BANGALORE, June 20;The prolonged wrangle between telecom operators/ISPs (internet service providers) and the Bruhat Bangalore Mahanagara Palike (BBMP) over laying charges and rentals for the optical fibre cable (OFC) network is far from resolved.
But, bearing the brunt of this two-year-old bureaucratic tangle is the consumer. For, the clampdown on laying cables in the city has meant that most ISPs are running over capacity and cannot provide fresh connections. This leaves consumers with no choice but to settle for smaller service providers, who may not offer the kind of service or the tariffs the consumer wants.
Take the case of 32-year-old software engineer Bhavesh (name changed), who says broadband is “an essential” as his job depends on it. When he moved to a new place near J.P. Nagar, his ISP told him they couldn’t transfer the broadband connection for two months. The only option in the area was broadband provided by a cable TV network, which he claims was slow and full of glitches. “Where is the choice? And they call it the IT capital!” he remarks.
Telecom operators contend that in many core areas (where broadband lines were laid in the early phase) the network is crying for expansion. Several ISPs told The Hindu that the dispute with the BBMP has had a crippling effect on Bangalore’s broadband network. This is particularly important given that the most networked city in the country has an internet penetration of only around 18 per cent. Nearly a third of households have computers but barely 15 per cent of them have internet connections, according to Census 2011.
ISP sources claim they are “not averse” to paying for laying OFCs. However, the matter of OFC rentals has been “entirely arbitrary” with the BBMP initially quoting Rs. 120 per metre on a monthly basis.
Rules not framed
Six months after the BBMP submitted in the High Court (responding to a plea by telecom companies/ISPs against rentals) that it would frame regulations before levying charges, it is yet to act on it. Meanwhile, it is moving to issue sanctions for fresh lines against a “one-time initial laying charge” of Rs. 600 per metre.
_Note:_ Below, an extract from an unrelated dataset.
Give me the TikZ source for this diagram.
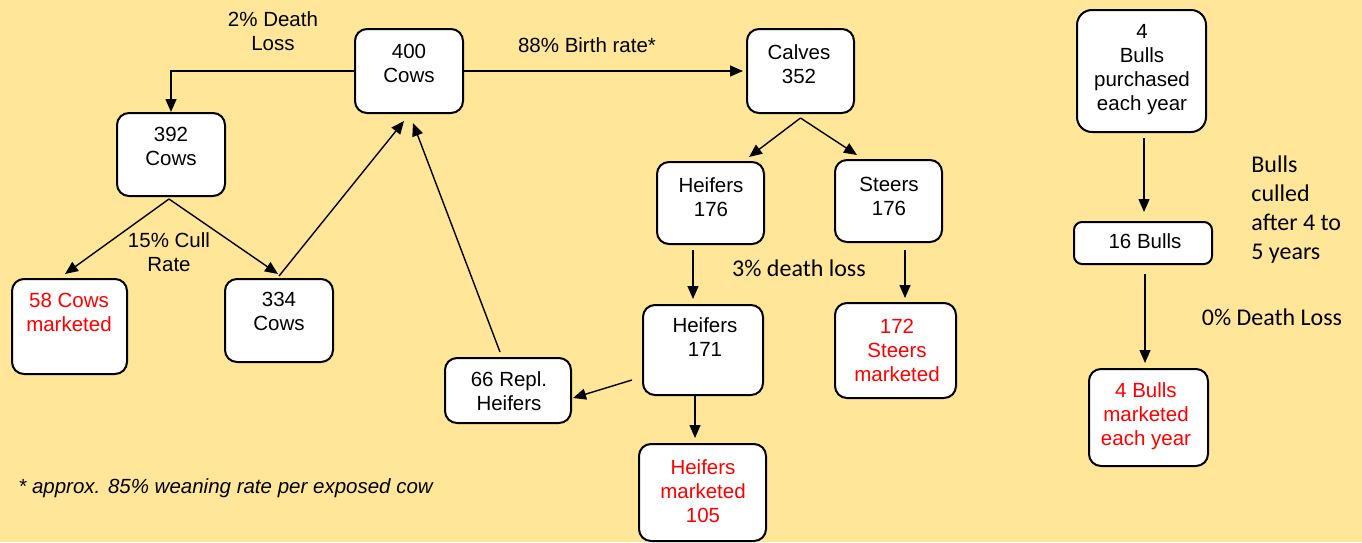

BBMP Chief Engineer M.C. Prakash said that the palike is “still in the process of framing rules and regulations on the rental aspect of it”. BBMP sources also said that required amendments were being made to the Karnataka Municipal Corporation Act 1976; however, the government order is not yet out.
But, what has the telcos/ISPs up in arms is the fact that the sanction forms have a “blind clause” which asks them to sign an undertaking that they will fork out any rental charge imposed by the authority at a later date. N. Venkataraman, senior Supreme Court advocate representing 12 private companies in this case, terms it “wholly unacceptable”. “How can one sign such a statement? The court made it clear that the BBMP has little authority to impose levy unless clear regulations are drawn up.” He said companies were willing to go back to court as the “form clearly violated the High Court order.”
Mr. Venkataraman dubs the amount quoted as monthly rental as “absurd”. “Most States are trying to promote the network as it is seen as important infrastructure. And even those that have imposed a levy — such as Tamil Nadu — have quoted Rs. 10 per month. If telcos pay Rs. 120 per metre per month, their broadband business will become unsustainable.”
BBMP claims that more than half the OFC lines in the city are “illegal or unsanctioned”. It also undertook on a “fibre-cutting drive”, where these illegal connections were cut, driving many wired Bangaloreans up the wall. The issue had raised a storm in the BBMP Council after councillors alleged that administrators and councillors had illegally sanctioned thousands of kilometres of OFC network, despite a Council resolution preventing it.